Under certain circumstances, we may be able to rectify an inadvertent failure to meet the 90.0% distribution requirement for a year by paying “deficiency dividends” to our stockholders in a later year, which may be included in our deduction for dividends paid for the earlier year. Thus, we may be able to avoid being taxed on amounts distributed as deficiency dividends. However, we will be required to pay interest to the IRS based upon the amount of any deduction claimed for deficiency dividends. While the payment of a deficiency dividend will apply to a prior year for purposes of our REIT distribution requirements, it will be treated as an additional distribution to our stockholders in the year such dividend is paid.
Furthermore, we will be required to pay a 4.0% excise tax to the extent we fail to distribute during each calendar year at least the sum of 85.0% of our ordinary income for such year, 95.0% of our capital gain net income for the year and any undistributed taxable income from prior periods. Any ordinary income and net capital gain on which U.S. federal corporate income tax is imposed for any year is treated as an amount distributed during that year for purposes of calculating this excise tax.

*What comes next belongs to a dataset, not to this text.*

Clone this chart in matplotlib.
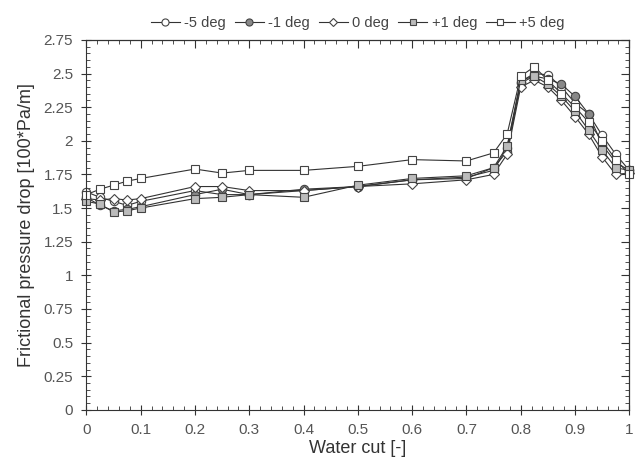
import numpy as np
import matplotlib
matplotlib.use("Agg")
import matplotlib.pyplot as plt
from matplotlib.ticker import MultipleLocator, AutoMinorLocator

plt.rcParams['font.family'] = ['Liberation Sans', 'DejaVu Sans']

# water cut sample points
water_cut = [0, 0.025, 0.05, 0.075, 0.1, 0.2, 0.25, 0.3, 0.4, 0.5, 0.6, 0.7,
             0.75, 0.775, 0.8, 0.825, 0.85, 0.875, 0.9, 0.925, 0.95, 0.975, 1.0]

# frictional pressure drop [100*Pa/m] per inclination
dp_m5 = [1.62, 1.58, 1.55, 1.52, 1.55, 1.63, 1.60, 1.60, 1.63, 1.66, 1.71, 1.73,
         1.78, 1.95, 2.44, 2.50, 2.49, 2.40, 2.28, 2.20, 2.04, 1.90, 1.78]
dp_m1 = [1.58, 1.52, 1.48, 1.49, 1.51, 1.60, 1.64, 1.60, 1.64, 1.66, 1.71, 1.72,
         1.80, 1.92, 2.43, 2.48, 2.46, 2.42, 2.33, 2.20, 1.97, 1.84, 1.78]
dp_0 = [1.57, 1.56, 1.57, 1.56, 1.57, 1.66, 1.66, 1.63, 1.63, 1.66, 1.68, 1.71,
        1.75, 1.90, 2.40, 2.45, 2.40, 2.30, 2.18, 2.05, 1.88, 1.75, 1.76]
dp_p1 = [1.55, 1.53, 1.47, 1.48, 1.50, 1.57, 1.58, 1.60, 1.58, 1.67, 1.72, 1.74,
         1.80, 1.96, 2.45, 2.48, 2.42, 2.33, 2.22, 2.08, 1.93, 1.80, 1.78]
dp_p5 = [1.60, 1.64, 1.67, 1.70, 1.72, 1.79, 1.76, 1.78, 1.78, 1.81, 1.86, 1.85,
         1.91, 2.05, 2.48, 2.55, 2.45, 2.35, 2.25, 2.14, 2.00, 1.86, 1.75]

labels = ["-5 deg", "-1 deg", "0 deg", "+1 deg", "+5 deg"]
y_ticks = [0, 0.25, 0.5, 0.75, 1, 1.25, 1.5, 1.75, 2, 2.25, 2.5, 2.75]
y_tick_labels = ["0", "0.25", "0.5", "0.75", "1", "1.25", "1.5", "1.75", "2", "2.25", "2.5", "2.75"]
x_ticks = [0, 0.1, 0.2, 0.3, 0.4, 0.5, 0.6, 0.7, 0.8, 0.9, 1]
x_tick_labels = ["0", "0.1", "0.2", "0.3", "0.4", "0.5", "0.6", "0.7", "0.8", "0.9", "1"]

fig = plt.figure(figsize=(6.35, 4.69), dpi=100)
ax = fig.add_axes([0.136, 0.126, 0.855, 0.789])

line_col = "#333333"
styles = [("o", "white"), ("o", "#888888"), ("D", "white"), ("s", "#bbbbbb"), ("s", "white")]
sizes = [6, 6, 5, 5.5, 5.5]
series = [dp_m5, dp_m1, dp_0, dp_p1, dp_p5]
for ys, lab, (mk, fc), ms in zip(series, labels, styles, sizes):
    ax.plot(water_cut, ys, color=line_col, lw=0.8, marker=mk, ms=ms,
            mfc=fc, mec="#444444", mew=0.8, label=lab, clip_on=False)

ax.set_xlim(0, 1)
ax.set_ylim(0, 2.75)
ax.set_xticks(x_ticks)
ax.set_xticklabels(x_tick_labels)
ax.set_yticks(y_ticks)
ax.set_yticklabels(y_tick_labels)
ax.xaxis.set_minor_locator(AutoMinorLocator(5))
ax.yaxis.set_minor_locator(AutoMinorLocator(5))
ax.tick_params(which="major", direction="inout", length=7, width=0.8,
               colors="#333333", labelcolor="#555555", labelsize=11, pad=6)
ax.tick_params(which="minor", direction="in", length=3, width=0.6, colors="#333333")
for s in ax.spines.values():
    s.set_color("#333333")
    s.set_linewidth(0.8)

# inward ticks on top and right side
top = ax.secondary_xaxis("top")
top.set_xticks(x_ticks)
top.xaxis.set_minor_locator(AutoMinorLocator(5))
top.tick_params(which="both", direction="in", labeltop=False, colors="#333333")
top.tick_params(which="major", length=6)
top.tick_params(which="minor", length=3)
right = ax.secondary_yaxis("right")
right.set_yticks(y_ticks)
right.yaxis.set_minor_locator(AutoMinorLocator(5))
right.tick_params(which="both", direction="in", labelright=False, colors="#333333")
right.tick_params(which="major", length=6)
right.tick_params(which="minor", length=3)

ax.set_xlabel("Water cut [-]", fontsize=13, color="#333333", labelpad=2)
ax.set_ylabel("Frictional pressure drop [100*Pa/m]", fontsize=13, color="#333333", labelpad=6)

leg = ax.legend(loc="lower center", bbox_to_anchor=(0.5, 1.0), ncol=5, frameon=False,
                fontsize=10.5, handlelength=2.0, handletextpad=0.3, columnspacing=0.6,
                borderaxespad=0.3, labelcolor="#444444", markerscale=0.85)

fig.savefig("out.png", dpi=100)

For purposes of the 90.0% distribution requirement and excise tax described above, dividends declared during the last three months of the taxable year, payable to stockholders of record on a specified date during such period and paid during January of the following year, will be treated as paid by us and received by our stockholders on December 31 of the year in which they are declared.
Like-Kind Exchanges
We may dispose of real property that is not held primarily for sale in transactions intended to qualify as like-kind exchanges under the Code. Such like-kind exchanges are intended to result in the deferral of gain for U.S. federal income tax purposes. The failure of any such transaction to qualify as a like-kind exchange could require us to pay U.S. federal income tax, possibly including the 100% prohibited transaction tax, depending on the facts and circumstances surrounding the particular transaction.
Failure to Qualify
If we discover a violation of a provision of the Code that would result in our failure to qualify as a REIT, certain specified cure provisions may be available to us. Except with respect to violations of the gross income tests and asset tests (for which the cure provisions are described above), and provided the violation is due to reasonable cause and not due to willful neglect, these cure provisions generally impose a $50,000 penalty for each violation in lieu of a loss of REIT status. If we fail to satisfy the requirements for taxation as a REIT in any taxable year, and the relief provisions do not apply, we will be required to pay tax on our taxable income at the corporate rate. Distributions to stockholders in any year in which we fail to qualify as a REIT will not be deductible by us. As a result, we anticipate that our failure to qualify as a REIT would reduce the cash available for distribution by us to our stockholders. In addition, if we fail to qualify as a REIT, we will not be required to distribute any amounts to our stockholders and all distributions to stockholders will be taxable as regular corporate dividends to the extent of our current and accumulated earnings and profits. In such event, corporate distributees may be eligible for the dividends-received deduction. In addition, non-corporate stockholders, including individuals, may be eligible for the preferential tax rates on qualified dividend income. Non-corporate U.S. stockholders, including individuals, generally may deduct 20.0% of dividends from a REIT, other than capital gain dividends and dividends treated as qualified dividend income, for taxable years beginning before January 1, 2026, for purposes of determining their U.S. federal income tax, subject to certain holding period requirements. If we fail to qualify as a REIT, such stockholders may not claim this deduction with respect to dividends paid by us. Unless entitled to relief under specific statutory provisions, we would also be ineligible to elect to be treated as a REIT for the four taxable years following the year for which we lose our qualification. It is not possible to state whether in all circumstances we would be entitled to this statutory relief.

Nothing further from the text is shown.